The Nigeria Customs Service has revealed that import duty waivers approved under the Federal Government’s Import Duty Exemption Certificate (IDEC) scheme surged to ₦34 trillion in 2025, significantly reducing the agency’s revenue potential despite record collections.
Comptroller-General of Customs, Bashir Adewale Adeniyi, disclosed this on Monday during an investigative hearing of the Senate Committee on Finance with revenue-generating agencies in Abuja. Adeniyi said while Customs remains one of Nigeria’s biggest revenue earners, government fiscal policies — particularly import duty exemptions — have substantially affected collections.

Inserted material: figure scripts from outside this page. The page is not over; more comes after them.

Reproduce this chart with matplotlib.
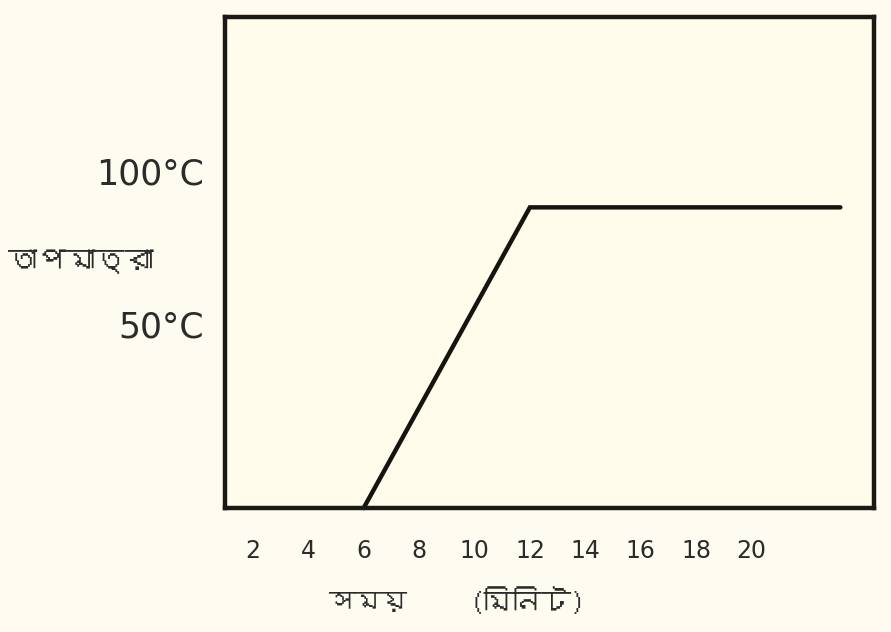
import matplotlib
matplotlib.use("Agg")
import matplotlib.pyplot as plt
from matplotlib import font_manager
from matplotlib.ft2font import FT2Font

# ---- data ----
time_min = [6, 12, 23.2]          # minutes
temp_c = [-10, 88, 88]            # degrees C (line starts on the baseline)
x_ticks = [2, 4, 6, 8, 10, 12, 14, 16, 18, 20]
x_tick_labels = [str(v) for v in x_ticks]
y_ticks = [50, 100]
y_tick_labels = ["50°C", "100°C"]
y_label = "তাপমাত্রা"
x_label_1 = "সময়"
x_label_2 = "(মিনিট)"

# find a font with Bengali glyphs, if any
beng_family = None
for f in font_manager.fontManager.ttflist:
    try:
        ft = FT2Font(f.fname)
        cm = ft.get_charmap()
        if 0x09A4 in cm and 0x09AE in cm:
            beng_family = f.name
            break
    except Exception:
        pass
fam = [beng_family, "DejaVu Sans"] if beng_family else ["DejaVu Sans"]

bg = "#FEFCF0"
ink = "#2b2b2b"
fig = plt.figure(figsize=(8.91, 6.32), dpi=100, facecolor=bg)
ax = fig.add_axes([0.2525, 0.196, 0.728, 0.777])
ax.set_facecolor("#FFFCEC")

ax.plot(time_min, temp_c, color="#151510", lw=3.2, solid_capstyle="round",
        solid_joinstyle="miter", clip_on=False)

ax.set_xlim(1.0, 24.4)
ax.set_ylim(-10, 150)

for s in ax.spines.values():
    s.set_linewidth(3.2)
    s.set_color("#1a1a14")

ax.set_xticks(x_ticks)
ax.set_xticklabels(x_tick_labels, fontsize=17, color=ink, family="DejaVu Sans")
ax.set_yticks(y_ticks)
ax.set_yticklabels(y_tick_labels, fontsize=25, color=ink, family="DejaVu Sans")
ax.tick_params(axis="both", length=0)
ax.tick_params(axis="x", pad=22)
ax.tick_params(axis="y", pad=15)

fig.text(8 / 891, 1 - 262 / 632, y_label, fontsize=21, color=ink,
         family=fam, ha="left", va="center")
fig.text(368 / 891, 1 - 602 / 632, x_label_1, fontsize=19, color=ink,
         family=fam, ha="center", va="center")
fig.text(528 / 891, 1 - 602 / 632, x_label_2, fontsize=21, color=ink,
         family=fam, ha="center", va="center")

fig.savefig("out.png", dpi=100, facecolor=bg)
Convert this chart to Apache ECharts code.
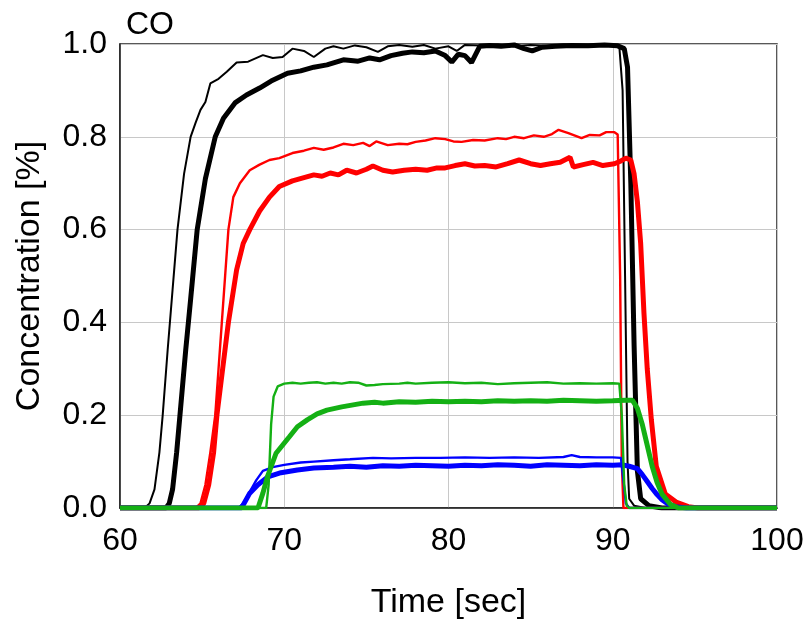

He identified the IDEC scheme, introduced in March 2020, as a major factor, noting that about 60 per cent of the approved waivers in 2025 covered military hardware imports exempted from duty in response to Nigeria’s security challenges. Other exemptions, he said, applied to imports of compressed natural gas (CNG), electric and hybrid vehicles, healthcare equipment and medical supplies, industrial machinery, manufacturing inputs and food intervention programmes.
Adeniyi argued that the waivers should not be viewed solely as forgone revenue, saying they support critical national priorities, including security, healthcare, industrialisation and economic growth. He, however, called for tighter monitoring to ensure beneficiaries deliver on the objectives of the incentives, such as lowering consumer prices, expanding local manufacturing and improving access to essential healthcare.
The Customs boss also disclosed that the Service generated ₦4.5 trillion between January and 30 June 2026, against an annual revenue target of ₦11.04 trillion. The hearing also exposed disagreements over the remittance of operating surpluses by federal agencies.
The Fiscal Responsibility Commission alleged that Customs owed ₦8.9 billion in unremitted operating surplus dating back to 2019, an allegation the Service rejected.